You can use foam mattresses on adjustable and platform beds. They are recommended for side and back sleepers and can cost anywhere from $100 to $700.

Innerspring mattresses

Innerspring mattresses are the most popular option for children and are supported by coils. You can find these mattresses in a variety of comfort and firmness options, and they are a good choice for stomach, side, and back sleepers. They usually cost $100-$500.

Just make sure you place a traditional box spring mattress beneath an innerspring mattress.

Pillows for Kids

Pillows for Kids

When it comes to pillows for children, you have the following options:

  • Cotton and wool pillows: These are hypoallergenic, firm, and resistant to dust mites and mold.
  • Feather pillows: These are the most comfortable and softest option. In fact, feather and down pillows are quite popular and are recommended for back and stomach sleepers. Some children are allergic to feathers, so make sure you choose wisely.
  • Latex pillows: These pillows are a great option for children with allergies and are suitable for side sleepers. Latex pillows, too, are firm and resistant to mold and dust mites.
  • Foam pillows: These pillows, especially memory foam ones, adjust and mold to the shape of your kid’s head and provide an excellent neck support.

Bedding for kids

Bedding for kids

To make sleep time more exciting, ask your kids to help you pick the bedding. Ask them about their comfort and style preferences so that you pick bedding that they are excited to sleep on.

Make sure you buy quality sheets.
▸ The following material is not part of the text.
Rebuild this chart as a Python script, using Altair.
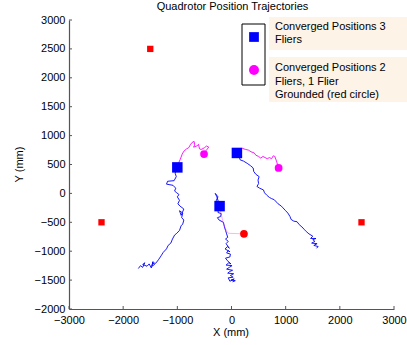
import altair as alt
import pandas as pd

# Anchor beacons on the floor (mm)
anchor_x = [-1500, -2400, 2400]
anchor_y = [2500, -500, -500]

# Converged positions with all three fliers airborne
conv3_x = [-1000, 100, -220]
conv3_y = [450, 700, -220]

# Converged positions after one flier was grounded
conv2_x = [-507, 870]
conv2_y = [680, 440]
grounded_x = [230]
grounded_y = [-700]

# Blue tracks: three fliers converging
left_x = [-1720, -1680, -1640, -1600, -1640, -1560, -1520, -1480, -1450, -1470, -1420,
          -1460, -1400, -1350, -1300, -1260, -1200, -1170, -1120, -1090, -1050, -1010,
          -960, -930, -900, -880, -920, -900, -960, -930, -880, -950, -990, -960, -1000,
          -970, -1010, -1050, -1030, -1080, -1200, -1180, -1060, -1020, -1040, -1010]
left_y = [-1300, -1250, -1280, -1200, -1230, -1260, -1220, -1290, -1180, -1260, -1230,
          -1200, -1210, -1150, -1080, -1020, -960, -900, -860, -790, -720, -690,
          -640, -560, -530, -460, -420, -340, -300, -380, -270, -220, -180, -120, -60,
          -20, 10, 40, 90, 140, 160, 210, 220, 290, 350, 450]

mid_x = [20, 70, -10, 50, -30, -60, 30, -20, 40, -70, -30, 20, -90, -40, 10, -100, -50,
         -10, -80, -110, -30, -20, -90, -60, -30, -120, -70, -40, -100, -60, -110, -70,
         -90, -110, -130, -150, -230, -260, -200, -190, -250, -240, -270, -280, -250,
         -300, -270, -240, -220]
mid_y = [-1530, -1510, -1500, -1480, -1520, -1460, -1450, -1420, -1390, -1380, -1350,
         -1330, -1310, -1280, -1250, -1240, -1200, -1220, -1160, -1120, -1100, -1050,
         -1030, -990, -1010, -960, -920, -950, -870, -830, -790, -760, -700, -640, -580,
         -500, -460, -420, -400, -350, -330, -270, -200, -120, -60, 0, -60, -150, -220]

right_x = [1570, 1600, 1520, 1580, 1480, 1540, 1500, 1560, 1460, 1500, 1430, 1380, 1340,
           1300, 1250, 1210, 1150, 1100, 1080, 1040, 1000, 950, 920, 860, 830, 790, 740,
           700, 650, 610, 590, 520, 470, 500, 490, 510, 450, 410, 400, 350, 290, 220, 160,
           140, 100]
right_y = [-950, -920, -900, -870, -860, -830, -800, -780, -780, -740, -700, -660, -620,
           -580, -540, -490, -480, -450, -400, -340, -300, -250, -220, -180, -150, -110,
           -90, -70, -30, 10, 60, 90, 120, 170, 230, 290, 330, 380, 440, 480, 520, 560,
           580, 640, 700]

# Magenta tracks: two remaining fliers re-converging
mleft_x = [-1000, -980, -950, -910, -880, -830, -790, -760, -730, -690, -680, -700, -640,
           -610, -590, -560, -500, -460, -420, -470, -507]
mleft_y = [450, 520, 580, 680, 730, 770, 790, 840, 880, 900, 840, 800, 820, 850, 770, 760,
           790, 820, 800, 740, 680]

mright_x = [100, 150, 200, 260, 310, 360, 420, 450, 500, 540, 580, 620, 660, 700, 740, 770,
            800, 830, 870]
mright_y = [700, 760, 780, 760, 750, 720, 700, 660, 640, 610, 640, 620, 600, 620, 600, 650,
            640, 560, 440]

# Grounded flier's descent
mdown_x = [-220, -190, -160, -120, -60, 230]
mdown_y = [-220, -360, -480, -600, -690, -700]

x_ticks = [-3000, -2000, -1000, 0, 1000, 2000, 3000]
y_ticks = [-2000, -1500, -1000, -500, 0, 500, 1000, 1500, 2000, 2500, 3000]

FONT = "Liberation Sans"
AXIS_GRAY = "#555555"


def track_frame(tracks):
    rows = []
    for name, xs_, ys_ in tracks:
        for i, (a, b) in enumerate(zip(xs_, ys_)):
            rows.append({"track": name, "i": i, "x": a, "y": b})
    return pd.DataFrame(rows)


blue_df = track_frame([("left", left_x, left_y), ("mid", mid_x, mid_y),
                       ("right", right_x, right_y)])
mag_df = track_frame([("mleft", mleft_x, mleft_y), ("mright", mright_x, mright_y)])
down_df = track_frame([("mdown", mdown_x, mdown_y)])

xs = alt.Scale(domain=[-3000, 3000], nice=False, zero=False)
ys = alt.Scale(domain=[-2000, 3000], nice=False, zero=False)

x_axis = alt.Axis(values=x_ticks, ticks=False, grid=False, title=None, labelFont=FONT,
                  labelFontSize=11, labelColor="black", labelPadding=5,
                  domainColor=AXIS_GRAY, domainWidth=1.2, format="d", labelFlush=False)
y_axis = alt.Axis(values=y_ticks, ticks=False, grid=False, title=None, labelFont=FONT,
                  labelFontSize=11, labelColor="black", labelPadding=4,
                  domainColor=AXIS_GRAY, domainWidth=1.2, format="d", labelFlush=False)


def X(field):
    return alt.X(field, scale=xs, axis=x_axis)


def Y(field):
    return alt.Y(field, scale=ys, axis=y_axis)


blue = alt.Chart(blue_df).mark_line(color="#0000ff", strokeWidth=0.9).encode(
    x=X("x:Q"), y=Y("y:Q"), detail="track:N", order="i:Q")

magenta = alt.Chart(mag_df).mark_line(color="#ff00ff", strokeWidth=0.9).encode(
    x=X("x:Q"), y=Y("y:Q"), detail="track:N", order="i:Q")

descent = alt.Chart(down_df).mark_line(color="#ff00ff", strokeWidth=0.9, opacity=0.35).encode(
    x=X("x:Q"), y=Y("y:Q"), order="i:Q")


def points(px, py, shape, color, size):
    df = pd.DataFrame({"x": px, "y": py})
    return alt.Chart(df).mark_point(shape=shape, filled=True, color=color, size=size,
                                    opacity=1).encode(x=X("x:Q"), y=Y("y:Q"))


anchors = points(anchor_x, anchor_y, "square", "#ff0000", 40)
conv3 = points(conv3_x, conv3_y, "square", "#0000ff", 110)
conv2 = points(conv2_x, conv2_y, "circle", "#ff00ff", 60)
grounded = points(grounded_x, grounded_y, "circle", "#ff0000", 60)

# Inward tick marks, MATLAB style
xtick_marks = alt.Chart(pd.DataFrame({"v": x_ticks})).mark_rule(
    color=AXIS_GRAY, strokeWidth=1).encode(
    x=X("v:Q"), y=alt.value(289), y2=alt.value(286))
ytick_marks = alt.Chart(pd.DataFrame({"v": y_ticks})).mark_rule(
    color=AXIS_GRAY, strokeWidth=1).encode(
    y=Y("v:Q"), x=alt.value(0), x2=alt.value(3))

one = alt.Data(values=[{}])


def label(text, x, y, angle=0, align="center"):
    return alt.Chart(one).mark_text(text=text, font=FONT, fontSize=11, color="black",
                                    align=align, baseline="middle", angle=angle).encode(
        x=alt.value(x), y=alt.value(y))


title = label("Quadrotor Position Trajectories", 163.5, -13)
xlabel = label("X (mm)", 162, 313)
ylabel = label("Y (mm)", -49, 144.5, angle=270)

# Legend: framed key box with shaded caption boxes beside it
legend_frame = alt.Chart(one).mark_rect(fill="white", stroke="black", strokeWidth=1).encode(
    x=alt.value(173), x2=alt.value(196), y=alt.value(4), y2=alt.value(65))
caption_bg1 = alt.Chart(one).mark_rect(fill="#fdf3e7").encode(
    x=alt.value(200), x2=alt.value(338), y=alt.value(-3), y2=alt.value(30))
caption_bg2 = alt.Chart(one).mark_rect(fill="#fdf3e7").encode(
    x=alt.value(200), x2=alt.value(338), y=alt.value(37), y2=alt.value(82))
key_square = alt.Chart(one).mark_point(shape="square", filled=True, color="#0000ff",
                                       size=95, opacity=1).encode(
    x=alt.value(185), y=alt.value(17))
key_circle = alt.Chart(one).mark_point(shape="circle", filled=True, color="#ff00ff",
                                       size=100, opacity=1).encode(
    x=alt.value(185), y=alt.value(50))
cap_lines = [
    label("Converged Positions 3", 206, 6.5, align="left"),
    label("Fliers", 206, 20, align="left"),
    label("Converged Positions 2", 206, 48, align="left"),
    label("Fliers, 1 Flier", 206, 61.5, align="left"),
    label("Grounded (red circle)", 206, 74.5, align="left"),
]

chart = alt.layer(
    blue, magenta, descent, anchors, conv3, conv2, grounded,
    xtick_marks, ytick_marks, title, xlabel, ylabel,
    legend_frame, caption_bg1, caption_bg2, key_square, key_circle, *cap_lines
).properties(
    width=325, height=289,
    autosize=alt.AutoSizeParams(type="none"),
    padding={"left": 69, "top": 20, "right": 13, "bottom": 36},
    background="white",
).configure_view(stroke=None)

chart.save("out.html", embed_options={"renderer": "svg", "actions": False})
Most children’s bedsheets are of low quality, especially those that have a character on them. A sheet with a high thread count is more durable and comfortable over the long run.

Also, don’t forget to buy a waterproof mattress protector so that the mattress stays clean. Younger children can have accidents at night, and they might soil the mattress if it is not properly secured and protected.

Lastly, you need the right comforter. Don’t forget to consider the climate and your kid’s comfort when picking one.

If it’s cold where you live, a warm feather and down blanket is the best option. And if you live in a warm climate, synthetic or cotton covers are the best option.

Plus, since cotton is breathable, it is a good option for kids who have night sweats.

Lights for Kids

Lights for Kids

This might sound surprising, but we recommend using nightlights very sparingly.

Nightlights can help kids feel safer and more comfortable in the dark, but exposure to light during sleeping hours can result in no or poor sleep.

If your child doesn’t want to sleep in the dark, then you can keep a flashlight near his bed. This way, he can use it to leave the bed, for instance, to go to the washroom or switch it on if he is scared. Nightlights that feature a timer are also a great option.

Finally, try keeping your kid’s bedroom as dark as possible. Darkness sends a signal to the brain that it is time to sleep.

We recommend using heavy curtains to block out lights coming in from the outside, especially if there’s a streetlight near your kid’s bedroom window.

Teach Kids the Importance of Sleep

While you as a parent know how important it is for children to get good-quality sleep, your children might not understand why their parents always insist on going to bed as soon as it starts to get dark.

In particular, young kids might not understand why getting enough sleep is important to feel energetic.

But you can sit them down and explain how and why it is important to sleep every night. And try to make bedtime more fun and interesting so that they look forward to it every day!